Gather all lines from the material that contain "this".
----- WORKING DATA
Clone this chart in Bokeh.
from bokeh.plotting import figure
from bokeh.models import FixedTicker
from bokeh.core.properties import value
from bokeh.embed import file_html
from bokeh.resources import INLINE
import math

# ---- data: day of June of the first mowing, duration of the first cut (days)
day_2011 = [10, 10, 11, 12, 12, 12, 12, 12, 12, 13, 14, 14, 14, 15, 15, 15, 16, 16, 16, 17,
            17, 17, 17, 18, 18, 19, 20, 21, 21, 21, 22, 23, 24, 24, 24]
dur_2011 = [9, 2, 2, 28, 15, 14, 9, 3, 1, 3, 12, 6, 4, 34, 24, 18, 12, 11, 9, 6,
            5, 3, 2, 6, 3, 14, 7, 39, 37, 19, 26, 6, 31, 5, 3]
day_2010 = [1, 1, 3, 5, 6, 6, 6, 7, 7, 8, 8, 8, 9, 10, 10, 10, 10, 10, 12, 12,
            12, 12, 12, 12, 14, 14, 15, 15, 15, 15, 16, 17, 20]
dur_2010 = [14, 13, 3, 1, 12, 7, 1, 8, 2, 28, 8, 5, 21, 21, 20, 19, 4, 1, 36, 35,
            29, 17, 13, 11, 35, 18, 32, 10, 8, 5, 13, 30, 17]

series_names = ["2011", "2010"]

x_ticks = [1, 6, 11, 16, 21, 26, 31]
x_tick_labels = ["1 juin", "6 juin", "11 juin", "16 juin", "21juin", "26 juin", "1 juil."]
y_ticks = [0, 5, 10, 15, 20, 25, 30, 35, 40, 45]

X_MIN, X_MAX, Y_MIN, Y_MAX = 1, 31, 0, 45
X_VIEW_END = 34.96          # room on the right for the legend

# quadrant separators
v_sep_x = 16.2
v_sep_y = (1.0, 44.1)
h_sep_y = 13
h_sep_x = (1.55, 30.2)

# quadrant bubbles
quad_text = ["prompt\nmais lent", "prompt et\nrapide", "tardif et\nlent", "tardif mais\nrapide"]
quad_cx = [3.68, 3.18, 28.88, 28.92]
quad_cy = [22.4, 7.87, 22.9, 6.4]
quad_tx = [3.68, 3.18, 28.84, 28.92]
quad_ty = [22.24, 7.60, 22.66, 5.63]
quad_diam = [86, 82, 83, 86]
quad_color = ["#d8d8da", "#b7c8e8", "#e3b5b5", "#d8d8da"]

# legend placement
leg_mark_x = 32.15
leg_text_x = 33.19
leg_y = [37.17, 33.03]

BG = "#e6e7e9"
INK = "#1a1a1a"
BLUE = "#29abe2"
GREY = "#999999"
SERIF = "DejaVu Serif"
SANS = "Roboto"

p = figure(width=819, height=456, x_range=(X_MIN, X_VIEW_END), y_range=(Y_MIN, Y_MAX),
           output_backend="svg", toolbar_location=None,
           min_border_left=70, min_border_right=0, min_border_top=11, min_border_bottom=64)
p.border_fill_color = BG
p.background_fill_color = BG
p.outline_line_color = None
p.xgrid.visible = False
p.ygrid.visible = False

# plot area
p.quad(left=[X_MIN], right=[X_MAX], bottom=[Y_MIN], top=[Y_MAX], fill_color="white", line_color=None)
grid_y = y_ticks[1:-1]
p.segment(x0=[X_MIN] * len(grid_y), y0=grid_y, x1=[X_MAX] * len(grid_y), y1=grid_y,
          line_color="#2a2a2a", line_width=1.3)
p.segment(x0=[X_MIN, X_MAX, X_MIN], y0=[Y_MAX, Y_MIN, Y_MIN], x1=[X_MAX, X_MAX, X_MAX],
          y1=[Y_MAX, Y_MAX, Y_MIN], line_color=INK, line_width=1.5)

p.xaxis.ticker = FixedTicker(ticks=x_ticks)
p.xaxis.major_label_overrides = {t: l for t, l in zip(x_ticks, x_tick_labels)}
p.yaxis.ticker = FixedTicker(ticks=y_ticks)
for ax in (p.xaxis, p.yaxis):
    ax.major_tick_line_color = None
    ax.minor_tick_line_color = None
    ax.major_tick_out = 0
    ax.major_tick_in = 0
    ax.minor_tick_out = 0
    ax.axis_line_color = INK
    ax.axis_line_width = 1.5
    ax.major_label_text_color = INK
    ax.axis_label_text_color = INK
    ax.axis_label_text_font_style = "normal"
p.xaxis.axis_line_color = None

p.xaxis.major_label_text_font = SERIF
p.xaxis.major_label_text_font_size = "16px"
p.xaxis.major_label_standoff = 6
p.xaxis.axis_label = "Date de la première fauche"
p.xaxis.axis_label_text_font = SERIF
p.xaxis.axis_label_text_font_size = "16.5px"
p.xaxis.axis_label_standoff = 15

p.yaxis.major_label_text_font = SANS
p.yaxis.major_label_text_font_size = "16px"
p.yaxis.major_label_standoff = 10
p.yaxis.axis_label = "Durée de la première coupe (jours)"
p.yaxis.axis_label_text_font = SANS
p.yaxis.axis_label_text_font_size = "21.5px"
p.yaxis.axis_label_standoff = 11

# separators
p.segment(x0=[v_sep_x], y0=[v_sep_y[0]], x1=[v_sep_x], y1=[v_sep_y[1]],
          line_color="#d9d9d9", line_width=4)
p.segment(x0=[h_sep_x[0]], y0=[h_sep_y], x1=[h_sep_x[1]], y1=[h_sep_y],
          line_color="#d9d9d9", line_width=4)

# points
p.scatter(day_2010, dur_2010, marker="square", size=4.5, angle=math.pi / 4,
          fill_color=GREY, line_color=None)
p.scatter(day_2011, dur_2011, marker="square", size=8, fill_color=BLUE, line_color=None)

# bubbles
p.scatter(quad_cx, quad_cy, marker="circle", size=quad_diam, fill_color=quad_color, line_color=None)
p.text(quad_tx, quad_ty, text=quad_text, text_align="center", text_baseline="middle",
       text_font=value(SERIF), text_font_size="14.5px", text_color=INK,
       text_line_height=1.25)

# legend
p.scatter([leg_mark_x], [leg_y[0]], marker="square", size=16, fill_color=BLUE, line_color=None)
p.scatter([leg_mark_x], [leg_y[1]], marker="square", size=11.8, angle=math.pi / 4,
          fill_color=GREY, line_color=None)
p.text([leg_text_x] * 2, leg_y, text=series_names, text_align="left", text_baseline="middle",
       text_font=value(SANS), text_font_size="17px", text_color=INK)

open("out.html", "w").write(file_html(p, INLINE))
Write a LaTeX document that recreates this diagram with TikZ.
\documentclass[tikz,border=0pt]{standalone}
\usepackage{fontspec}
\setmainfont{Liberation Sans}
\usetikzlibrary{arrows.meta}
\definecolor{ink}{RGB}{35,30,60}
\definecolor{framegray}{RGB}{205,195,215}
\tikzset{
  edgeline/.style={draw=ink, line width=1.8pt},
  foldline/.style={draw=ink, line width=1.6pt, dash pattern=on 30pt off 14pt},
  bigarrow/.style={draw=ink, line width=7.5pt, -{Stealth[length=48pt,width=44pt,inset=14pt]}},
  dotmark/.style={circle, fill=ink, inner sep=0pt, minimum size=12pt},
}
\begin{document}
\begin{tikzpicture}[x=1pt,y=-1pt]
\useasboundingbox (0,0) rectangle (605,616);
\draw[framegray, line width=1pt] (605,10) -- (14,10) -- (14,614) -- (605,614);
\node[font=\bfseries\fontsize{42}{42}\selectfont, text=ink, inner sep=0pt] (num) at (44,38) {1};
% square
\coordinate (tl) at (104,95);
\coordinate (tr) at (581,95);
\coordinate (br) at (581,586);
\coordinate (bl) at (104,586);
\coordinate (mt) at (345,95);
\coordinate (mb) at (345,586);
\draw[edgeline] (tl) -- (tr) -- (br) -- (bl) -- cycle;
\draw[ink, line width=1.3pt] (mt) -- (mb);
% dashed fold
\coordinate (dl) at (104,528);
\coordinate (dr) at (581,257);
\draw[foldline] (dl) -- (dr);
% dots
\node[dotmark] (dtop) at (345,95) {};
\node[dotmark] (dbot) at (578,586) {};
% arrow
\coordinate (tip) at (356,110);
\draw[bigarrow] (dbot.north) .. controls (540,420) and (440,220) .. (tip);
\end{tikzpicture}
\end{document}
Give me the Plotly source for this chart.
----------
• **FINAL ANSWER**
Clone this chart in Bokeh.
Write a LaTeX document that recreates this diagram with TikZ.
Give me the Plotly source for this chart.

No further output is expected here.